Wall Street is facing a sharp reversal in bonus expectations for 2025, as renewed trade tensions and a sluggish IPO market are casting a long shadow over financial sector pay. Compensation across nearly all corners of Wall Street is projected to decline, with initial optimism from late 2024 now giving way to concern.
According to new estimates by compensation consulting firm Johnson Associates, investment bankers focused on initial public offerings (IPOs) are expected to take the biggest hit, with bonuses projected to fall by as much as 20% compared to last year. That’s a stark shift from earlier forecasts that had predicted a 25% increase in IPO-related payouts.
“Hopefully in a few months we'll be proven wrong and the outlook will improve,” said Alan Johnson, managing director of Johnson Associates. “But I wouldn’t bet on it.”
Trump’s Tariffs Disrupt Financial Markets
The change in compensation expectations comes after President Donald Trump’s sweeping announcement of “reciprocal” tariffs on global trade partners. The announcement sent markets reeling and brought dealmaking — especially IPO activity — to a near standstill in recent weeks.
Although the stock market has since regained some ground, the uncertainty around the full scope of the new tariffs has caused many companies to pause their IPO plans. This slowdown is also expected to pressure the private equity sector, which relies on successful exits and public listings to generate returns.
Johnson Associates warned that the ripple effect of the tariffs and delayed IPOs could “clog up” the entire private investment pipeline, affecting returns, fundraising, and future hiring.
Sector-Wide Compensation Cuts Likely
The expected compensation decline isn’t limited to IPO bankers. Hedge fund managers, private equity professionals, M&A advisors, retail and commercial bankers, and even corporate support staff are all forecasted to see their paychecks shrink by up to 10% this year.

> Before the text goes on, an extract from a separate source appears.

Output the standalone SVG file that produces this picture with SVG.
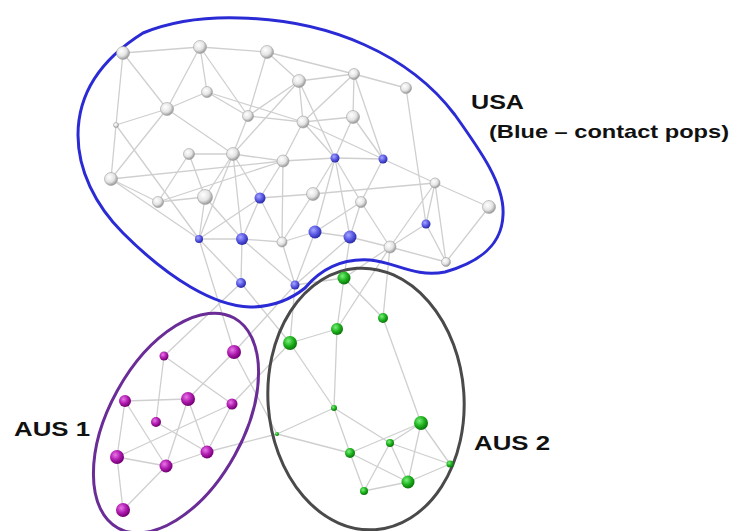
<svg xmlns="http://www.w3.org/2000/svg" width="734" height="531" viewBox="0 0 734 531">
<defs>
<radialGradient id="gw" cx="38%" cy="35%" r="65%"><stop offset="0" stop-color="#ffffff"/><stop offset="0.6" stop-color="#e4e4e4"/><stop offset="1" stop-color="#9a9a9a"/></radialGradient>
<radialGradient id="gb" cx="38%" cy="35%" r="65%"><stop offset="0" stop-color="#a8a8ff"/><stop offset="0.55" stop-color="#5a5ae6"/><stop offset="1" stop-color="#2a2aa8"/></radialGradient>
<radialGradient id="gg" cx="38%" cy="35%" r="65%"><stop offset="0" stop-color="#7cf07c"/><stop offset="0.55" stop-color="#1fb41f"/><stop offset="1" stop-color="#0a760a"/></radialGradient>
<radialGradient id="gp" cx="38%" cy="35%" r="65%"><stop offset="0" stop-color="#e878e8"/><stop offset="0.55" stop-color="#b01cb0"/><stop offset="1" stop-color="#720072"/></radialGradient>
</defs>
<style>
.e line{stroke:#cfcfcf;stroke-width:1.3;fill:none}
.w{fill:url(#gw);stroke:#a0a0a0;stroke-width:0.6}
.b{fill:url(#gb)}
.gn{fill:url(#gg)}
.p{fill:url(#gp)}
.lbl{font-family:"Liberation Sans",Arial,sans-serif;font-weight:bold;fill:#111}
</style>
<rect width="734" height="531" fill="#ffffff"/>
<g id="connectors" class="e">
<line x1="123" y1="53" x2="200" y2="47"/>
<line x1="200" y1="47" x2="267" y2="52"/>
<line x1="267" y1="52" x2="354" y2="74"/>
<line x1="123" y1="53" x2="167" y2="109"/>
<line x1="123" y1="53" x2="116" y2="125"/>
<line x1="116" y1="125" x2="111" y2="179"/>
<line x1="200" y1="47" x2="167" y2="109"/>
<line x1="200" y1="47" x2="248" y2="116"/>
<line x1="207" y1="92" x2="167" y2="109"/>
<line x1="167" y1="109" x2="116" y2="125"/>
<line x1="167" y1="109" x2="233" y2="154"/>
<line x1="167" y1="109" x2="111" y2="179"/>
<line x1="207" y1="92" x2="303" y2="122"/>
<line x1="299" y1="81" x2="248" y2="116"/>
<line x1="267" y1="52" x2="248" y2="116"/>
<line x1="267" y1="52" x2="299" y2="81"/>
<line x1="299" y1="81" x2="303" y2="122"/>
<line x1="248" y1="116" x2="303" y2="122"/>
<line x1="299" y1="81" x2="233" y2="154"/>
<line x1="189" y1="154" x2="233" y2="154"/>
<line x1="299" y1="81" x2="354" y2="74"/>
<line x1="354" y1="74" x2="406" y2="88"/>
<line x1="354" y1="74" x2="303" y2="122"/>
<line x1="299" y1="81" x2="335" y2="158"/>
<line x1="303" y1="122" x2="335" y2="158"/>
<line x1="353" y1="117" x2="335" y2="158"/>
<line x1="353" y1="117" x2="383" y2="159"/>
<line x1="354" y1="74" x2="353" y2="117"/>
<line x1="354" y1="74" x2="383" y2="159"/>
<line x1="406" y1="88" x2="426" y2="224"/>
<line x1="303" y1="122" x2="353" y2="117"/>
<line x1="303" y1="122" x2="383" y2="159"/>
<line x1="303" y1="122" x2="283" y2="161"/>
<line x1="283" y1="161" x2="335" y2="158"/>
<line x1="116" y1="125" x2="199" y2="239"/>
<line x1="233" y1="154" x2="283" y2="161"/>
<line x1="233" y1="154" x2="260" y2="198"/>
<line x1="233" y1="154" x2="242" y2="239"/>
<line x1="233" y1="154" x2="199" y2="239"/>
<line x1="283" y1="161" x2="158" y2="202"/>
<line x1="283" y1="161" x2="260" y2="198"/>
<line x1="283" y1="161" x2="282" y2="242"/>
<line x1="260" y1="198" x2="313" y2="194"/>
<line x1="260" y1="198" x2="242" y2="239"/>
<line x1="260" y1="198" x2="282" y2="242"/>
<line x1="205" y1="197" x2="242" y2="239"/>
<line x1="205" y1="197" x2="199" y2="239"/>
<line x1="199" y1="239" x2="242" y2="239"/>
<line x1="242" y1="239" x2="282" y2="242"/>
<line x1="282" y1="242" x2="315" y2="232"/>
<line x1="335" y1="158" x2="383" y2="159"/>
<line x1="335" y1="158" x2="313" y2="194"/>
<line x1="335" y1="158" x2="361" y2="202"/>
<line x1="335" y1="158" x2="315" y2="232"/>
<line x1="335" y1="158" x2="350" y2="237"/>
<line x1="383" y1="159" x2="435" y2="183"/>
<line x1="383" y1="159" x2="361" y2="202"/>
<line x1="313" y1="194" x2="435" y2="183"/>
<line x1="361" y1="202" x2="315" y2="232"/>
<line x1="361" y1="202" x2="350" y2="237"/>
<line x1="361" y1="202" x2="390" y2="247"/>
<line x1="435" y1="183" x2="426" y2="224"/>
<line x1="435" y1="183" x2="390" y2="247"/>
<line x1="435" y1="183" x2="489" y2="207"/>
<line x1="435" y1="183" x2="446" y2="262"/>
<line x1="426" y1="224" x2="390" y2="247"/>
<line x1="315" y1="232" x2="350" y2="237"/>
<line x1="111" y1="179" x2="158" y2="202"/>
<line x1="111" y1="179" x2="199" y2="239"/>
<line x1="111" y1="179" x2="283" y2="161"/>
<line x1="158" y1="202" x2="189" y2="154"/>
<line x1="158" y1="202" x2="205" y2="197"/>
<line x1="189" y1="154" x2="205" y2="197"/>
<line x1="205" y1="197" x2="233" y2="154"/>
<line x1="260" y1="198" x2="199" y2="239"/>
<line x1="199" y1="239" x2="241" y2="283"/>
<line x1="242" y1="239" x2="241" y2="283"/>
<line x1="242" y1="239" x2="295" y2="285"/>
<line x1="282" y1="242" x2="295" y2="285"/>
<line x1="315" y1="232" x2="295" y2="285"/>
<line x1="350" y1="237" x2="295" y2="285"/>
<line x1="390" y1="247" x2="446" y2="262"/>
<line x1="426" y1="224" x2="446" y2="262"/>
<line x1="489" y1="207" x2="446" y2="262"/>
<line x1="350" y1="237" x2="390" y2="247"/>
<line x1="248" y1="116" x2="233" y2="154"/>
<line x1="207" y1="92" x2="248" y2="116"/>
<line x1="200" y1="47" x2="207" y2="92"/>
<line x1="313" y1="194" x2="282" y2="242"/>
<line x1="295" y1="285" x2="344" y2="278"/>
<line x1="295" y1="285" x2="290" y2="343"/>
<line x1="350" y1="237" x2="344" y2="278"/>
<line x1="390" y1="247" x2="344" y2="278"/>
<line x1="390" y1="247" x2="337" y2="329"/>
<line x1="390" y1="247" x2="383" y2="318"/>
<line x1="241" y1="283" x2="290" y2="343"/>
<line x1="164" y1="356" x2="241" y2="283"/>
<line x1="234" y1="352" x2="199" y2="239"/>
<line x1="234" y1="352" x2="295" y2="285"/>
<line x1="234" y1="352" x2="277" y2="434"/>
<line x1="207" y1="452" x2="277" y2="434"/>
<line x1="232" y1="404" x2="290" y2="343"/>
<line x1="344" y1="278" x2="337" y2="329"/>
<line x1="344" y1="278" x2="383" y2="318"/>
<line x1="337" y1="329" x2="290" y2="343"/>
<line x1="337" y1="329" x2="334" y2="408"/>
<line x1="290" y1="343" x2="334" y2="408"/>
<line x1="383" y1="318" x2="421" y2="423"/>
<line x1="334" y1="408" x2="277" y2="434"/>
<line x1="334" y1="408" x2="350" y2="453"/>
<line x1="334" y1="408" x2="390" y2="443"/>
<line x1="277" y1="434" x2="350" y2="453"/>
<line x1="421" y1="423" x2="350" y2="453"/>
<line x1="421" y1="423" x2="390" y2="443"/>
<line x1="421" y1="423" x2="408" y2="482"/>
<line x1="421" y1="423" x2="450" y2="464"/>
<line x1="390" y1="443" x2="364" y2="491"/>
<line x1="390" y1="443" x2="408" y2="482"/>
<line x1="390" y1="443" x2="450" y2="464"/>
<line x1="350" y1="453" x2="408" y2="482"/>
<line x1="350" y1="453" x2="364" y2="491"/>
<line x1="364" y1="491" x2="408" y2="482"/>
<line x1="408" y1="482" x2="450" y2="464"/>
<line x1="164" y1="356" x2="156" y2="422"/>
<line x1="164" y1="356" x2="232" y2="404"/>
<line x1="234" y1="352" x2="188" y2="399"/>
<line x1="125" y1="401" x2="188" y2="399"/>
<line x1="125" y1="401" x2="117" y2="457"/>
<line x1="125" y1="401" x2="166" y2="466"/>
<line x1="156" y1="422" x2="207" y2="452"/>
<line x1="188" y1="399" x2="166" y2="466"/>
<line x1="188" y1="399" x2="207" y2="452"/>
<line x1="232" y1="404" x2="117" y2="457"/>
<line x1="232" y1="404" x2="207" y2="452"/>
<line x1="117" y1="457" x2="166" y2="466"/>
<line x1="117" y1="457" x2="123" y2="510"/>
<line x1="166" y1="466" x2="207" y2="452"/>
<line x1="166" y1="466" x2="123" y2="510"/>
</g>
<g id="usa-outline"><path d="M250,307 C215,306 170,280 123,233 C95,205 78,170 78,135 C78,95 100,60 143,33 C175,20 210,17 240,18 C330,20 410,55 455,115 C480,150 505,185 503,215 C502,245 480,262 445,272 C415,278 395,262 370,260 C340,258 320,270 305,288 C290,300 270,307 250,307 Z" fill="none" stroke="#2b2bd6" stroke-width="3"/></g>
<g id="aus1-outline"><ellipse cx="176" cy="423" rx="67" ry="120" transform="rotate(29 176 423)" fill="none" stroke="#6a2c96" stroke-width="3"/></g>
<g id="aus2-outline"><ellipse cx="366" cy="399" rx="98" ry="131" transform="rotate(-4 366 399)" fill="none" stroke="#4a4a4a" stroke-width="3"/></g>
<g id="usa-nodes">
<g id="u1"><circle class="w" cx="123" cy="53" r="6.5"/></g>
<g id="u2"><circle class="w" cx="200" cy="47" r="6.5"/></g>
<g id="u3"><circle class="w" cx="267" cy="52" r="6.5"/></g>
<g id="u4"><circle class="w" cx="299" cy="81" r="6.5"/></g>
<g id="u5"><circle class="w" cx="354" cy="74" r="5.5"/></g>
<g id="u6"><circle class="w" cx="406" cy="88" r="5.5"/></g>
<g id="u7"><circle class="w" cx="207" cy="92" r="5.5"/></g>
<g id="u8"><circle class="w" cx="167" cy="109" r="6.5"/></g>
<g id="u9"><circle class="w" cx="248" cy="116" r="5.5"/></g>
<g id="u10"><circle class="w" cx="303" cy="122" r="6"/></g>
<g id="u11"><circle class="w" cx="353" cy="117" r="6.5"/></g>
<g id="u12"><circle class="w" cx="116" cy="125" r="2.5"/></g>
<g id="u13"><circle class="w" cx="189" cy="154" r="5.5"/></g>
<g id="u14"><circle class="w" cx="233" cy="154" r="6.5"/></g>
<g id="u15"><circle class="w" cx="283" cy="161" r="6"/></g>
<g id="u16"><circle class="b" cx="335" cy="158" r="4.5"/></g>
<g id="u17"><circle class="b" cx="383" cy="159" r="4.5"/></g>
<g id="u18"><circle class="w" cx="111" cy="179" r="6.5"/></g>
<g id="u19"><circle class="w" cx="158" cy="202" r="5.5"/></g>
<g id="u20"><circle class="w" cx="205" cy="197" r="7.5"/></g>
<g id="u21"><circle class="b" cx="260" cy="198" r="5.5"/></g>
<g id="u22"><circle class="w" cx="313" cy="194" r="6.5"/></g>
<g id="u23"><circle class="w" cx="361" cy="202" r="5.5"/></g>
<g id="u24"><circle class="w" cx="435" cy="183" r="5"/></g>
<g id="u25"><circle class="w" cx="489" cy="207" r="6.5"/></g>
<g id="u26"><circle class="b" cx="199" cy="239" r="4"/></g>
<g id="u27"><circle class="b" cx="242" cy="239" r="6"/></g>
<g id="u28"><circle class="w" cx="282" cy="242" r="5"/></g>
<g id="u29"><circle class="b" cx="315" cy="232" r="6.5"/></g>
<g id="u30"><circle class="b" cx="350" cy="237" r="6.5"/></g>
<g id="u31"><circle class="b" cx="426" cy="224" r="4.5"/></g>
<g id="u32"><circle class="w" cx="390" cy="247" r="6"/></g>
<g id="u33"><circle class="w" cx="446" cy="262" r="4.5"/></g>
<g id="u34"><circle class="b" cx="241" cy="283" r="5"/></g>
<g id="u35"><circle class="b" cx="295" cy="285" r="4.5"/></g>
</g>
<g id="aus2-nodes">
<g id="g1"><circle class="gn" cx="344" cy="278" r="6.5"/></g>
<g id="g2"><circle class="gn" cx="383" cy="318" r="5"/></g>
<g id="g3"><circle class="gn" cx="337" cy="329" r="6"/></g>
<g id="g4"><circle class="gn" cx="290" cy="343" r="7"/></g>
<g id="g5"><circle class="gn" cx="334" cy="408" r="3"/></g>
<g id="g6"><circle class="gn" cx="277" cy="434" r="2"/></g>
<g id="g7"><circle class="gn" cx="421" cy="423" r="7"/></g>
<g id="g8"><circle class="gn" cx="390" cy="443" r="4"/></g>
<g id="g9"><circle class="gn" cx="350" cy="453" r="5"/></g>
<g id="g10"><circle class="gn" cx="450" cy="464" r="3.5"/></g>
<g id="g11"><circle class="gn" cx="408" cy="482" r="6.5"/></g>
<g id="g12"><circle class="gn" cx="364" cy="491" r="4"/></g>
</g>
<g id="aus1-nodes">
<g id="p1"><circle class="p" cx="164" cy="356" r="4.5"/></g>
<g id="p2"><circle class="p" cx="234" cy="352" r="7"/></g>
<g id="p3"><circle class="p" cx="125" cy="401" r="6"/></g>
<g id="p4"><circle class="p" cx="188" cy="399" r="7"/></g>
<g id="p5"><circle class="p" cx="232" cy="404" r="5.5"/></g>
<g id="p6"><circle class="p" cx="156" cy="422" r="5"/></g>
<g id="p7"><circle class="p" cx="117" cy="457" r="7"/></g>
<g id="p8"><circle class="p" cx="207" cy="452" r="6.5"/></g>
<g id="p9"><circle class="p" cx="166" cy="466" r="6.5"/></g>
<g id="p10"><circle class="p" cx="123" cy="510" r="7"/></g>
</g>
<g id="labels">
<text class="lbl" x="471" y="109" font-size="21" textLength="53" lengthAdjust="spacingAndGlyphs">USA</text>
<text class="lbl" x="489" y="138" font-size="19" textLength="240" lengthAdjust="spacingAndGlyphs">(Blue – contact pops)</text>
<text class="lbl" x="14" y="436" font-size="21" textLength="76" lengthAdjust="spacingAndGlyphs">AUS 1</text>
<text class="lbl" x="474" y="450" font-size="21" textLength="76" lengthAdjust="spacingAndGlyphs">AUS 2</text>
</g>
</svg>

One of the few bright spots: traders. With markets experiencing increased volatility, equity traders and teams that sell trading strategies could see their bonuses rise by as much as 25%. Debt underwriters and professionals in secondary markets may also benefit slightly, according to the report.
2025 Bonus Forecast Turns from Optimistic to Uncertain
Last November, Johnson Associates had painted a more hopeful picture, projecting 2025 to be one of the best compensation years in the last five. That optimism has quickly faded.
Now, the outlook for the rest of the year depends heavily on geopolitical developments — especially how global trade disputes unfold. The Trump administration recently announced a trade agreement with the United Kingdom, its first since introducing the tariff plan. But several key negotiations with other nations remain unresolved.
At the same time, the Federal Reserve is holding off on further interest rate changes, signaling that it’s watching trade uncertainty closely as it weighs inflation and labor market risks.
Wall Street Faces a Tighter Job Market
Following sharp compensation cuts in 2022 and flat payouts in 2023, the current downshift could be the most significant decline since the market correction two years ago. And this isn’t just about bonuses.
“If this trend continues, we expect less hiring and more layoffs across the industry,” Johnson said.
In a climate where deal volume is slowing, IPO activity is paused, and geopolitical tensions are flaring, Wall Street’s high paydays — and jobs — are suddenly at risk.